▼▼▼

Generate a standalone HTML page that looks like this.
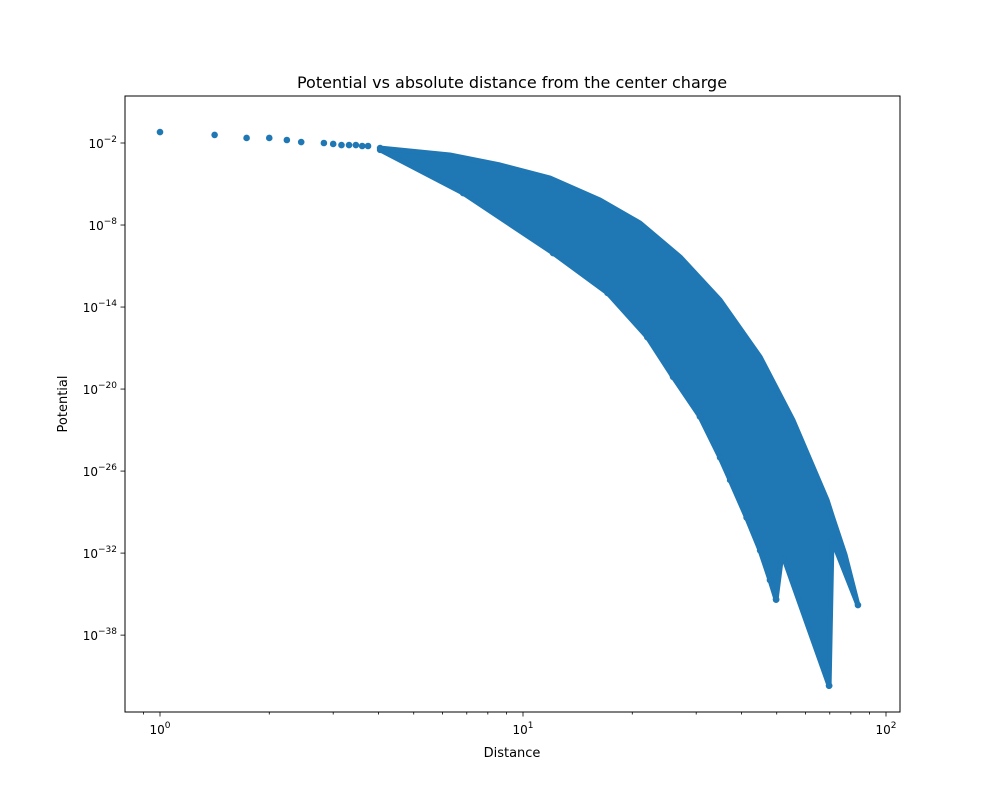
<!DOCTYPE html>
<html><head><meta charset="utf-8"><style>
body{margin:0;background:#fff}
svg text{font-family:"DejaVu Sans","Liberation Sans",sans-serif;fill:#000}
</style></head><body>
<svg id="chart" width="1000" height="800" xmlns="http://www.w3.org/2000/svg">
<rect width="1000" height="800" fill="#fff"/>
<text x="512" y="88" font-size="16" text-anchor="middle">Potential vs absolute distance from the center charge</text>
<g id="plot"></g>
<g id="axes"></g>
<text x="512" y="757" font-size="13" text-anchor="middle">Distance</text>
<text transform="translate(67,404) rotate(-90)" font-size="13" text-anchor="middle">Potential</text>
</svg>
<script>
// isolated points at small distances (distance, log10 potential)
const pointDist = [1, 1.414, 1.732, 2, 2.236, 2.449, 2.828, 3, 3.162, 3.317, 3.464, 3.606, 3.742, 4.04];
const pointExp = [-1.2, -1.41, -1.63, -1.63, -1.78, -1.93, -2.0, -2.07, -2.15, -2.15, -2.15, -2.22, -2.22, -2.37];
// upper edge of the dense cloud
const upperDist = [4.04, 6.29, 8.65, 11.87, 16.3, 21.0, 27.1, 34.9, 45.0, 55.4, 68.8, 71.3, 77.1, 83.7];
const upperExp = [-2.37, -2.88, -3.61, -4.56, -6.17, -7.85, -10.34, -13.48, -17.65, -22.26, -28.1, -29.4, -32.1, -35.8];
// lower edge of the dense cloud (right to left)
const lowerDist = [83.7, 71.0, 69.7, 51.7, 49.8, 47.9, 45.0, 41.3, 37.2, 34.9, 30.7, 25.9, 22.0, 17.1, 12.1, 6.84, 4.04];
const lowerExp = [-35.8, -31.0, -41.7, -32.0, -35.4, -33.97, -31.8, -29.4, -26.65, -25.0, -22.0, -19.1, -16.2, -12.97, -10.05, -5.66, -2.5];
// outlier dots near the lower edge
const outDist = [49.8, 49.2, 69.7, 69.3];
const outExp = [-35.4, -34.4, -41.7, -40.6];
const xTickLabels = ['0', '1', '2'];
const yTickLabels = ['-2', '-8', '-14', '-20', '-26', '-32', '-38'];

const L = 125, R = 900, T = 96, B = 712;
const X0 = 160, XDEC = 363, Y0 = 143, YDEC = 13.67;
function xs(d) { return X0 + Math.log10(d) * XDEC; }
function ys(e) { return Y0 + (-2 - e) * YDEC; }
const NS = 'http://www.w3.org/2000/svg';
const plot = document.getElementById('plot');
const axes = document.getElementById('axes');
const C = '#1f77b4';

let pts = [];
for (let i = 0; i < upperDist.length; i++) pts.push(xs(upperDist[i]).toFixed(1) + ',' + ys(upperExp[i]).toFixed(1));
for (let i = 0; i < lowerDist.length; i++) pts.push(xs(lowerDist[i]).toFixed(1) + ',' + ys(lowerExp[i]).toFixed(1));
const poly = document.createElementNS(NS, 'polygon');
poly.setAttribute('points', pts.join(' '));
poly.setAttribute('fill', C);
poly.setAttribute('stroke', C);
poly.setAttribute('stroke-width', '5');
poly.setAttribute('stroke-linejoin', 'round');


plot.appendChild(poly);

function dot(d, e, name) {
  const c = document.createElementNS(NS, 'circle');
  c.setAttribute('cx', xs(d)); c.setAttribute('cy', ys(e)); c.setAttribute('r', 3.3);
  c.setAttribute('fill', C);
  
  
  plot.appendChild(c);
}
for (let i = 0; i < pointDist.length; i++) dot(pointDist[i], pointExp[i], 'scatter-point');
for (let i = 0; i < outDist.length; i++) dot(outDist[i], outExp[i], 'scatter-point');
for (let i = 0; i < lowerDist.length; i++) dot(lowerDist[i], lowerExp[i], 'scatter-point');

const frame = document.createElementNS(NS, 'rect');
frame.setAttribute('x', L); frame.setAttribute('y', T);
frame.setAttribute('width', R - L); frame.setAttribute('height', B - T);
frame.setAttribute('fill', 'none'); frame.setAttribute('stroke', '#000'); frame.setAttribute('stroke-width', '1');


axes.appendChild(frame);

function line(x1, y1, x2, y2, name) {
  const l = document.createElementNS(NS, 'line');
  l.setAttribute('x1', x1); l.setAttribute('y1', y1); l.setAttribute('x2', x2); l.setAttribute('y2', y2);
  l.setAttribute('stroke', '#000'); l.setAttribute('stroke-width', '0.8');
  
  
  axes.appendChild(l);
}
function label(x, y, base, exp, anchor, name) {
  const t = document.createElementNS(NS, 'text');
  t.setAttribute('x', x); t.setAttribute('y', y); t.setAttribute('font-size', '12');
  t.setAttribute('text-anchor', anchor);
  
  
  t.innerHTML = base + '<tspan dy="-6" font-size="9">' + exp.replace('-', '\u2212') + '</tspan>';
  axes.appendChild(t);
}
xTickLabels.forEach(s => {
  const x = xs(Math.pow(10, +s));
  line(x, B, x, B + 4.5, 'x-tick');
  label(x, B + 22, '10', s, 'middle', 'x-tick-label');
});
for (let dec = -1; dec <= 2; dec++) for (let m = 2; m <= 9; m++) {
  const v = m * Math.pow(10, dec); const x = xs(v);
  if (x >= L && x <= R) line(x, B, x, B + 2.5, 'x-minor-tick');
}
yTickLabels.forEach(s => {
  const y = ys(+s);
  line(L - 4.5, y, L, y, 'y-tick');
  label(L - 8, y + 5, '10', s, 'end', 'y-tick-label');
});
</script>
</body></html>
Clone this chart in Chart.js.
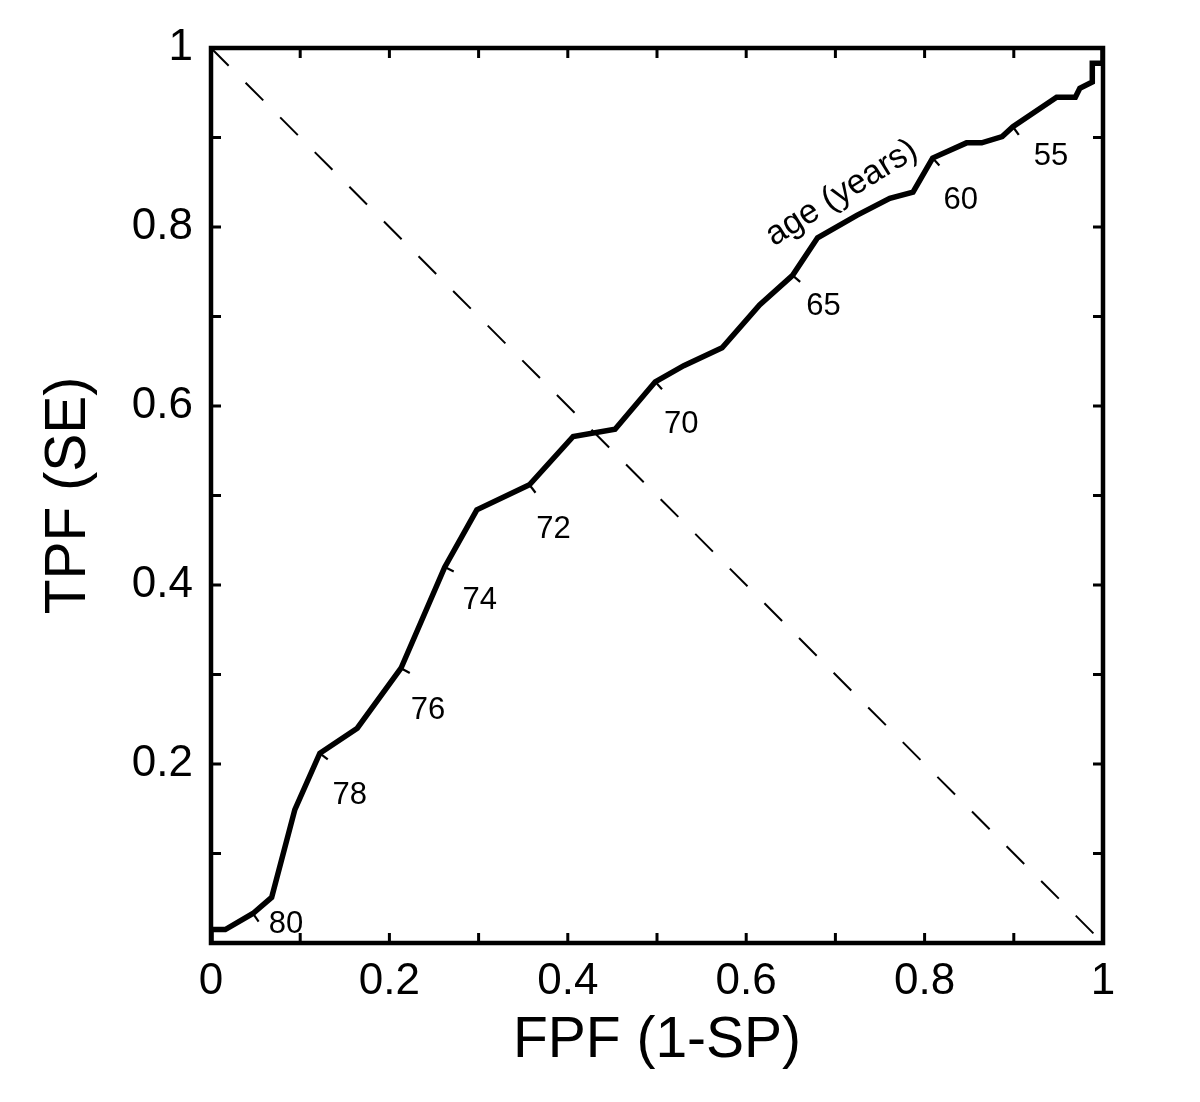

▲▲▲

AIM
Write out all the entries exactly, except for the pictures.

ANSWER TO THIS PROBLEM
Generate a standalone HTML page that looks like this.
<!DOCTYPE html>
<html><head><meta charset="utf-8"><style>
body{margin:0;background:#fff}
svg text{font-family:"DejaVu Sans","Liberation Sans",sans-serif;fill:#000}
</style></head><body>
<svg id="chart" width="1000" height="800" xmlns="http://www.w3.org/2000/svg">
<rect width="1000" height="800" fill="#fff"/>
<text x="512" y="88" font-size="16" text-anchor="middle">Potential vs absolute distance from the center charge</text>
<g id="plot"></g>
<g id="axes"></g>
<text x="512" y="757" font-size="13" text-anchor="middle">Distance</text>
<text transform="translate(67,404) rotate(-90)" font-size="13" text-anchor="middle">Potential</text>
</svg>
<script>
// isolated points at small distances (distance, log10 potential)
const pointDist = [1, 1.414, 1.732, 2, 2.236, 2.449, 2.828, 3, 3.162, 3.317, 3.464, 3.606, 3.742, 4.04];
const pointExp = [-1.2, -1.41, -1.63, -1.63, -1.78, -1.93, -2.0, -2.07, -2.15, -2.15, -2.15, -2.22, -2.22, -2.37];
// upper edge of the dense cloud
const upperDist = [4.04, 6.29, 8.65, 11.87, 16.3, 21.0, 27.1, 34.9, 45.0, 55.4, 68.8, 71.3, 77.1, 83.7];
const upperExp = [-2.37, -2.88, -3.61, -4.56, -6.17, -7.85, -10.34, -13.48, -17.65, -22.26, -28.1, -29.4, -32.1, -35.8];
// lower edge of the dense cloud (right to left)
const lowerDist = [83.7, 71.0, 69.7, 51.7, 49.8, 47.9, 45.0, 41.3, 37.2, 34.9, 30.7, 25.9, 22.0, 17.1, 12.1, 6.84, 4.04];
const lowerExp = [-35.8, -31.0, -41.7, -32.0, -35.4, -33.97, -31.8, -29.4, -26.65, -25.0, -22.0, -19.1, -16.2, -12.97, -10.05, -5.66, -2.5];
// outlier dots near the lower edge
const outDist = [49.8, 49.2, 69.7, 69.3];
const outExp = [-35.4, -34.4, -41.7, -40.6];
const xTickLabels = ['0', '1', '2'];
const yTickLabels = ['-2', '-8', '-14', '-20', '-26', '-32', '-38'];

const L = 125, R = 900, T = 96, B = 712;
const X0 = 160, XDEC = 363, Y0 = 143, YDEC = 13.67;
function xs(d) { return X0 + Math.log10(d) * XDEC; }
function ys(e) { return Y0 + (-2 - e) * YDEC; }
const NS = 'http://www.w3.org/2000/svg';
const plot = document.getElementById('plot');
const axes = document.getElementById('axes');
const C = '#1f77b4';

let pts = [];
for (let i = 0; i < upperDist.length; i++) pts.push(xs(upperDist[i]).toFixed(1) + ',' + ys(upperExp[i]).toFixed(1));
for (let i = 0; i < lowerDist.length; i++) pts.push(xs(lowerDist[i]).toFixed(1) + ',' + ys(lowerExp[i]).toFixed(1));
const poly = document.createElementNS(NS, 'polygon');
poly.setAttribute('points', pts.join(' '));
poly.setAttribute('fill', C);
poly.setAttribute('stroke', C);
poly.setAttribute('stroke-width', '5');
poly.setAttribute('stroke-linejoin', 'round');


plot.appendChild(poly);

function dot(d, e, name) {
  const c = document.createElementNS(NS, 'circle');
  c.setAttribute('cx', xs(d)); c.setAttribute('cy', ys(e)); c.setAttribute('r', 3.3);
  c.setAttribute('fill', C);
  
  
  plot.appendChild(c);
}
for (let i = 0; i < pointDist.length; i++) dot(pointDist[i], pointExp[i], 'scatter-point');
for (let i = 0; i < outDist.length; i++) dot(outDist[i], outExp[i], 'scatter-point');
for (let i = 0; i < lowerDist.length; i++) dot(lowerDist[i], lowerExp[i], 'scatter-point');

const frame = document.createElementNS(NS, 'rect');
frame.setAttribute('x', L); frame.setAttribute('y', T);
frame.setAttribute('width', R - L); frame.setAttribute('height', B - T);
frame.setAttribute('fill', 'none'); frame.setAttribute('stroke', '#000'); frame.setAttribute('stroke-width', '1');


axes.appendChild(frame);

function line(x1, y1, x2, y2, name) {
  const l = document.createElementNS(NS, 'line');
  l.setAttribute('x1', x1); l.setAttribute('y1', y1); l.setAttribute('x2', x2); l.setAttribute('y2', y2);
  l.setAttribute('stroke', '#000'); l.setAttribute('stroke-width', '0.8');
  
  
  axes.appendChild(l);
}
function label(x, y, base, exp, anchor, name) {
  const t = document.createElementNS(NS, 'text');
  t.setAttribute('x', x); t.setAttribute('y', y); t.setAttribute('font-size', '12');
  t.setAttribute('text-anchor', anchor);
  
  
  t.innerHTML = base + '<tspan dy="-6" font-size="9">' + exp.replace('-', '\u2212') + '</tspan>';
  axes.appendChild(t);
}
xTickLabels.forEach(s => {
  const x = xs(Math.pow(10, +s));
  line(x, B, x, B + 4.5, 'x-tick');
  label(x, B + 22, '10', s, 'middle', 'x-tick-label');
});
for (let dec = -1; dec <= 2; dec++) for (let m = 2; m <= 9; m++) {
  const v = m * Math.pow(10, dec); const x = xs(v);
  if (x >= L && x <= R) line(x, B, x, B + 2.5, 'x-minor-tick');
}
yTickLabels.forEach(s => {
  const y = ys(+s);
  line(L - 4.5, y, L, y, 'y-tick');
  label(L - 8, y + 5, '10', s, 'end', 'y-tick-label');
});
</script>
</body></html>
Clone this chart in Chart.js.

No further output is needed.